Nah, bicara soal salah tafsir, salah satu kebiasaan Linda adalah menghampiri kami yang sedang duduk santai, tersenyum lebar kemudian berseru dengan nyaring, "Eh, teman-teman, tau enggak.."
Dan dimulailah cerita mengalir dari mulutnya. Reaksi kami akan bervariatif selanjutnya, tapi dia akan selalu mengakhiri ceritanya dengan, "Gue juga enggak tau pasti,sih. Gue cuma.."
DOENK!
Nah, itulah kebiasaan jeleknya. Dia selalu mengambil kesimpulan yang terlalu jauh dari fakta yang sangat sedikit. Atau bahkan, dari apa yang dia anggap sebagai fakta.

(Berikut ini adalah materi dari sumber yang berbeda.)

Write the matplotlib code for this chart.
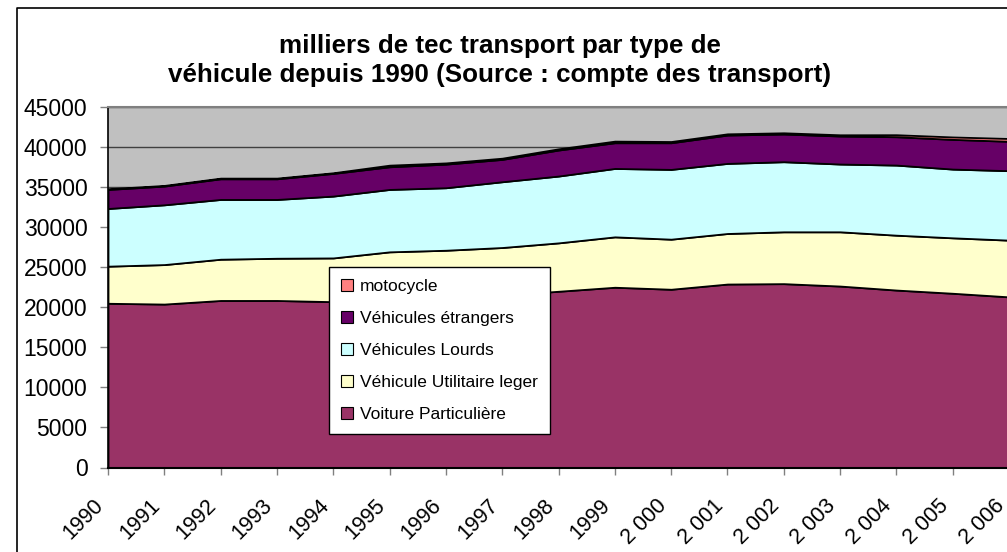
import matplotlib
matplotlib.use("Agg")
import matplotlib.pyplot as plt
from matplotlib.patches import Patch
from matplotlib.lines import Line2D
import matplotlib.transforms as mtransforms

plt.rcParams['font.family'] = ['Liberation Sans', 'DejaVu Sans']

years = ["1990", "1991", "1992", "1993", "1994", "1995", "1996", "1997", "1998",
         "1999", "2 000", "2 001", "2 002", "2 003", "2 004", "2 005", "2 006"]

voiture_particuliere = [20500, 20400, 20850, 20850, 20700, 20900, 21100, 21500, 22000,
                        22500, 22250, 22900, 22950, 22650, 22150, 21750, 21300]
vehicule_utilitaire = [4630, 4930, 5150, 5270, 5460, 6020, 6020, 5960, 6040,
                       6290, 6250, 6310, 6470, 6770, 6850, 6920, 7080]
vehicules_lourds = [7200, 7460, 7460, 7340, 7720, 7790, 7800, 8210, 8340,
                    8540, 8710, 8750, 8750, 8460, 8750, 8580, 8670]
vehicules_etrangers = [2380, 2340, 2580, 2580, 2830, 2830, 2950, 2790, 3250,
                       3210, 3330, 3540, 3460, 3500, 3540, 3710, 3670]
motocycle = [80, 80, 80, 80, 80, 200, 150, 150, 150,
             200, 150, 150, 150, 150, 250, 300, 350]

series_names = ["Voiture Particulière", "Véhicule Utilitaire leger", "Véhicules Lourds",
                "Véhicules étrangers", "motocycle"]
series_colors = ["#993366", "#FFFFCC", "#CCFFFF", "#660066", "#FF8080"]

title = "milliers de tec transport par type de\nvéhicule depuis 1990 (Source : compte des transport)"

W, H = 1007, 552
fig = plt.figure(figsize=(W / 100, H / 100), dpi=100)
fig.patch.set_facecolor("white")

# plot area in pixel coords: left 108, right 1009, top 107, bottom 467.5
ax = fig.add_axes([108 / W, (H - 467.5) / H, (1009 - 108) / W, (467.5 - 107) / H])
ax.set_facecolor("#C0C0C0")

x = list(range(len(years)))
ax.stackplot(x, voiture_particuliere, vehicule_utilitaire, vehicules_lourds,
             vehicules_etrangers, motocycle, colors=series_colors,
             edgecolor="black", linewidth=1.3, zorder=2)

ax.set_xlim(0, len(years) - 1)
ax.set_ylim(0, 45000)
ax.set_yticks(range(0, 45001, 5000))
ax.set_yticklabels([str(v) for v in range(0, 45001, 5000)], fontsize=16.5)
ax.yaxis.grid(True, color="#404040", linewidth=1, zorder=1)
ax.set_axisbelow(True)

ax.set_xticks(x)
ax.set_xticklabels(years, fontsize=15.5, rotation=45, ha="right", va="top")
offset = mtransforms.ScaledTranslation(-8 / 100, 0, fig.dpi_scale_trans)
for lbl in ax.get_xticklabels():
    lbl.set_transform(lbl.get_transform() + offset)

ax.tick_params(axis="x", direction="out", length=5, width=1, color="#808080", pad=15)
ax.tick_params(axis="y", direction="out", length=5.8, width=1, color="#808080", pad=9)

ax.spines["right"].set_visible(False)
ax.spines["top"].set_color("#808080")
ax.spines["top"].set_linewidth(1.5)
ax.spines["left"].set_color("black")
ax.spines["left"].set_linewidth(1.2)
ax.spines["bottom"].set_color("black")
ax.spines["bottom"].set_linewidth(1.5)

# chart area border (left and top visible)
fig.add_artist(Line2D([17 / W, 17 / W, 1.01], [-0.01, 1 - 8 / H, 1 - 8 / H],
                      transform=fig.transFigure, color="black", linewidth=1.2))

fig.text(500 / W, 1 - 60.5 / H, title, ha="center", va="center", fontsize=18.7,
         fontweight="bold", linespacing=1.3)

handles = [Patch(facecolor=c, edgecolor="black", linewidth=0.8) for c in series_colors]
leg = fig.legend(handles[::-1], series_names[::-1], loc="upper left",
                 bbox_to_anchor=(329 / W, 1 - 267 / H), fontsize=12.5,
                 frameon=True, fancybox=False, framealpha=1, edgecolor="black",
                 handlelength=0.7, handleheight=0.7, handletextpad=0.4,
                 labelspacing=0.97, borderpad=0.7, borderaxespad=0)
leg.get_frame().set_linewidth(1)

fig.savefig("out.png", dpi=100)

Lain lagi dengan Siska O. Dia termasuk orang yang selalu ingin mengetahui sesuatu secara mendetail. Beberapa kali kami sampai harus menggaruk-garuk kepala dengan bingung karena tidak tahu harus menjawab apa. Pembicaraannya pun terkadang jauh dari pemikiran kami yang masih remaja alias masih polos dan tidak tahu apa-apa. Kalau tidak mendapatkan jawaban yang memuaskan, dia akan merajuk dan itu bukanlah suatu hal yang menyenangkan.
Kenapa tidak menyenangkan? Begini. Salah satu julukan kami untuknya adalah "Enci" Pernah lihat ibu-ibu (alias enci-enci) di pasar saat sedang mengomel? Nah, kurang lebih seperti itulah Siska O saat mengomel. Panjang lebar, nada tinggi, nyaris tidak terbantahkan dan nyaris tanpa jeda. Dia baru akan berhenti setelah puas.
Bicara soal kepuasan, Siska O alias Okta termasuk orang yang susah merasa puas, apalagi kalau menyangkut hal yang paling esensial di dalam hidupnya, yaitu soal makanan. Pernah suatu kali dia sampai menyempatkan diri untuk menelpon ke rumahnya, mengomel panjang lebar karena hanya diberikan bekal 3 potong kue nastar. Itu bencana besar, menurutnya. Sepanjang hari dia hanya cemberut dan baru mulai melunak setelah makan pastel yang dibeli di kantin.
Nah, kalau Okta sudah mulai kenyang, maka hidup kami akan damai sentosa. Wajahnya akan bersinar penuh kebahagiaan setelah perutnya dikenyangkan. Kalau dia masih terlihat sedikit cemberut, berarti dia belum cukup kenyang.
Sedikit berbeda dengan Marion, yang saat melihat makanan pun, wajahnya langsung bersinar penuh keceriaan. Yak, Marion adalah yang paling berpikiran sederhana, di antara kami. Dia bisa bersyukur untuk hal kecil, saat makan, dia akan tersenyum lebar sambil bergoyang-goyang.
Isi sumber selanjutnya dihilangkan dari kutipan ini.